DATA PROVIDED:
◆ ◆ ◆

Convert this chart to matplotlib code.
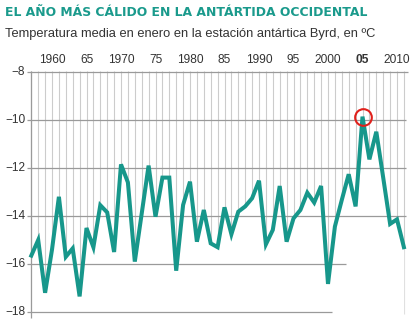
import matplotlib
matplotlib.use("Agg")
import matplotlib.pyplot as plt
import numpy as np

years = list(range(1957, 2012))
temps = [-15.65, -15.0, -17.2, -15.4, -13.2, -15.7, -15.35, -17.35, -14.5, -15.3,
         -13.55, -13.85, -15.5, -11.85, -12.6, -15.9, -13.9, -11.9, -14.03, -12.4,
         -12.4, -16.28, -13.54, -12.57, -15.07, -13.75, -15.14, -15.3, -13.64, -14.76,
         -13.82, -13.6, -13.26, -12.53, -15.18, -14.58, -12.75, -15.07, -14.1, -13.75,
         -13.03, -13.44, -12.75, -16.83, -14.44, -13.33, -12.26, -13.6, -9.86, -11.64,
         -10.49, -12.4, -14.33, -14.14, -15.3]
tick_years = [1960, 1965, 1970, 1975, 1980, 1985, 1990, 1995, 2000, 2005, 2010]
tick_labels = ["1960", "65", "1970", "75", "1980", "85", "1990", "95", "2000", "05", "2010"]
y_ticks = [-8, -10, -12, -14, -16, -18]
y_labels = ["\u22128", "\u221210", "\u221212", "\u221214", "\u221216", "\u221218"]
highlight_year = 2005

# grid line right ends (years) per level
hline_ends = {-8: 2011.6, -10: 2011.3, -12: 2011.3, -14: 2011.3, -16: 2002.6, -18: 2000.6}

W, H = 414, 325
fig = plt.figure(figsize=(W / 100, H / 100), dpi=100)

# pixel geometry
px_per_year = 6.9
x1960 = 52
ax_left_px, ax_right_px = 22, 412
ax_top_px, ax_bot_px = 62, 320
ypx_m8 = 72
px_per_deg = 24

xmin = 1960 + (ax_left_px - x1960) / px_per_year
xmax = 1960 + (ax_right_px - x1960) / px_per_year
ymax = -8 + (ypx_m8 - ax_top_px) / px_per_deg
ymin = -8 - (ax_bot_px - ypx_m8) / px_per_deg

ax = fig.add_axes([ax_left_px / W, (H - ax_bot_px) / H,
                   (ax_right_px - ax_left_px) / W, (ax_bot_px - ax_top_px) / H])
ax.set_xlim(xmin, xmax)
ax.set_ylim(ymin, ymax)
ax.axis("off")

teal = "#17978b"

# vertical grid (one per year)
ax.vlines(years, -18.1, -7.95, color="#cccccc", lw=0.8, zorder=1)
# white fill below line hides vertical grid
ax.fill_between(years, temps, ymin, color="white", zorder=2, lw=0)
# horizontal grid
for lvl in y_ticks:
    ax.hlines(lvl, 1956.4, hline_ends[lvl], color="#9a9a9a", lw=0.9, zorder=3)
# left axis line
ax.vlines(years[0], -18.25, -7.95, color="#9a9a9a", lw=0.9, zorder=3)

# data line
ax.plot(years, temps, color=teal, lw=2.9, solid_joinstyle="miter", zorder=4)

# highlight circle
hv = temps[years.index(highlight_year)]
ax.plot([highlight_year], [hv], marker="o", ms=12, mfc="none", mec="#e0201b", mew=1.5, zorder=5)

# tick labels
for ty, tl in zip(tick_years, tick_labels):
    ax.text(ty, -8 + 12 / px_per_deg, tl, ha="center", va="center",
            fontsize=8.6, color="#333333", family="Liberation Sans",
            fontweight="bold" if ty == highlight_year else "normal")
for yv, yl in zip(y_ticks, y_labels):
    ax.text(1956.1, yv, yl, ha="right", va="center", fontsize=8.6,
            color="#333333", family="Liberation Sans")

fig.text(5 / W, 1 - 13 / H, "EL AÑO MÁS CÁLIDO EN LA ANTÁRTIDA OCCIDENTAL",
         ha="left", va="center", fontsize=8.9, fontweight="bold", color="#1a9a8c",
         family="DejaVu Sans")
fig.text(5 / W, 1 - 34 / H, "Temperatura media en enero en la estación antártica Byrd, en ºC",
         ha="left", va="center", fontsize=9.25, color="#333333", family="Liberation Sans")

fig.savefig("out.png", dpi=100)
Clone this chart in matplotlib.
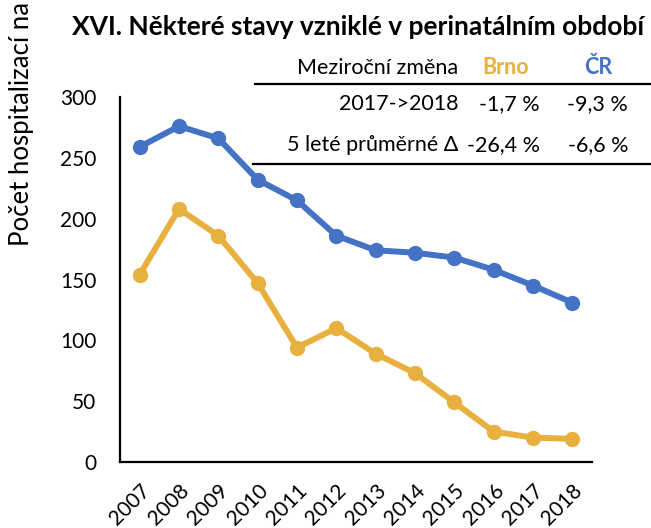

◆ ◆ ◆

REQUIREMENTS:
How many lines in the listing above contain the string "this"? Answer with the number only.

EXERCISE OUTPUT:
2